Eyes on the Sky | &Barr

Eyes on the

Sky

The Kind of Attention Brands Can’t Manufacture

I was wrapping up my workday when a coworker asked if I was planning to watch the Artemis II launch.

I had completely forgotten about it, but I pulled it up on my phone and let it play in the background while I worked.

Somewhere between “background noise” and liftoff, I found myself fully locked in. By the time it was over, I couldn’t stop thinking about everything behind it. The coordination, the precision, the sheer scale of what it takes to pull something like that off.

And of course, the strategy behind how it was shared with the world.

But there’s something kind of strange about watching a rocket launch in 2026.

Not the launch itself. That part still feels the same. Loud, powerful, impossible to fully process. It’s everything around it that’s different.

Phones out. Livestreams open. Group chats lighting up. People watching from rooftops, beaches, office windows. Some in person, most not. But all tuned in.

Artemis II isn’t just another launch. It’s NASA’s first crewed mission around the Moon in over 50 years. That alone makes it historic.

But what’s more interesting is how people are experiencing it.

Because this isn’t 1968.

Back then, the world gathered around televisions. A shared moment, but a centralized one. Now, attention is everywhere. Fragmented across platforms, perspectives, and screens.

And somehow, launches like Artemis II still cut through.

That’s the part worth paying attention to.

Space has always had this effect. It pulls people in. It gives them something bigger than whatever’s happening in their day-to-day. For a few minutes, everyone is looking up. Or at least, looking at something that represents up.

But today, that attention doesn’t just sit in one place. It spreads.

A single launch becomes thousands of moments. A TikTok from Cocoa Beach. A YouTube livestream with live chat flying by. A tweet that turns into a thread. A photo that gets reposted a hundred times before the rocket even clears the tower.

It’s not just an event anymore. It’s content.

And not in the way brands usually think about content.

No one’s watching Artemis II because it’s optimized for engagement. No one’s there for a hook or a call-to-action. They’re there because it means something. Because it feels important. Because it’s rare that we all get to witness something that pushes the edge of what’s possible.

That’s what creates the attention.

From a brand perspective, that’s where this gets interesting.

We spend a lot of time trying to earn attention. Tweaking headlines, chasing trends, testing formats. And all of that matters. But moments like this are a reminder that attention isn’t just captured. It’s given.

People choose to pay attention when something feels bigger than the content itself.

That’s why space works so well.

It’s not just rockets. It’s progress. It’s curiosity. It’s the idea that we’re still exploring, still figuring things out. There’s an optimism baked into it that’s hard to replicate anywhere else.

And audiences respond to that.

We’ve seen it in the data. People are more likely to engage with, travel to, and buy from brands that align with space. Not because it’s trendy, but because it represents something aspirational. Something forward-looking.

Artemis II is a perfect example of that in real time.
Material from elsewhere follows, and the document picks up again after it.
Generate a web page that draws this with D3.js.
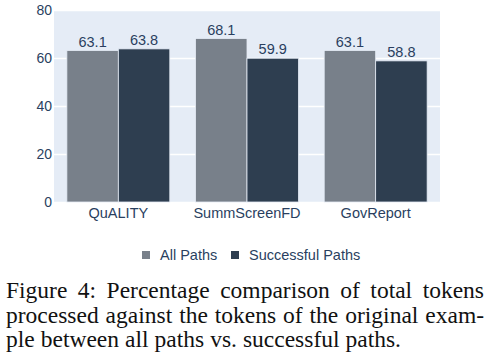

You don’t need to be a space expert to care about it. You just need to feel like it matters.

That’s the opportunity for brands.

Not to insert themselves into the moment in a forced way. Not every brand needs a “launch day post.” But to understand why people are paying attention in the first place.

It’s about scale. Meaning. Shared experience.

If you can tap into even a fraction of that, it sticks.

Especially here in Florida, where launches aren’t just headlines, they’re part of the rhythm. Something you can see, feel, and plan your day around. It’s a built-in connection point between a global moment and a local experience.

That’s not something most places have.

And it’s not something most industries can replicate.

But the principle still applies.

People are looking for moments that feel bigger than the scroll. Artemis II just happens to deliver one of the clearest versions of that.

And for a few minutes, at least, everyone’s paying attention.

And that attention doesn’t just disappear. It translates.

Artemis II is expected to bring in around $160 million in economic impact, from tourism to local businesses to the broader space ecosystem. Hotels fill up. Restaurants get busier. Beaches turn into viewing spots. What starts as a moment in the sky becomes something very real on the ground.

That’s the power of attraction.

At &Barr, that’s what we focus on. Not just getting in front of people, but giving them a reason to lean in. To care. To show up, whether that’s physically or digitally.

Because the best marketing doesn’t interrupt attention. It earns it.

Space does that naturally. It creates moments people want to be part of. Our job is to help brands tap into that same feeling. To build strategies that don’t just reach audiences, but actually draw them in.

Artemis II is a reminder that when something truly matters, people will stop what they’re doing and pay attention.

The opportunity for brands is to give them a reason to keep looking.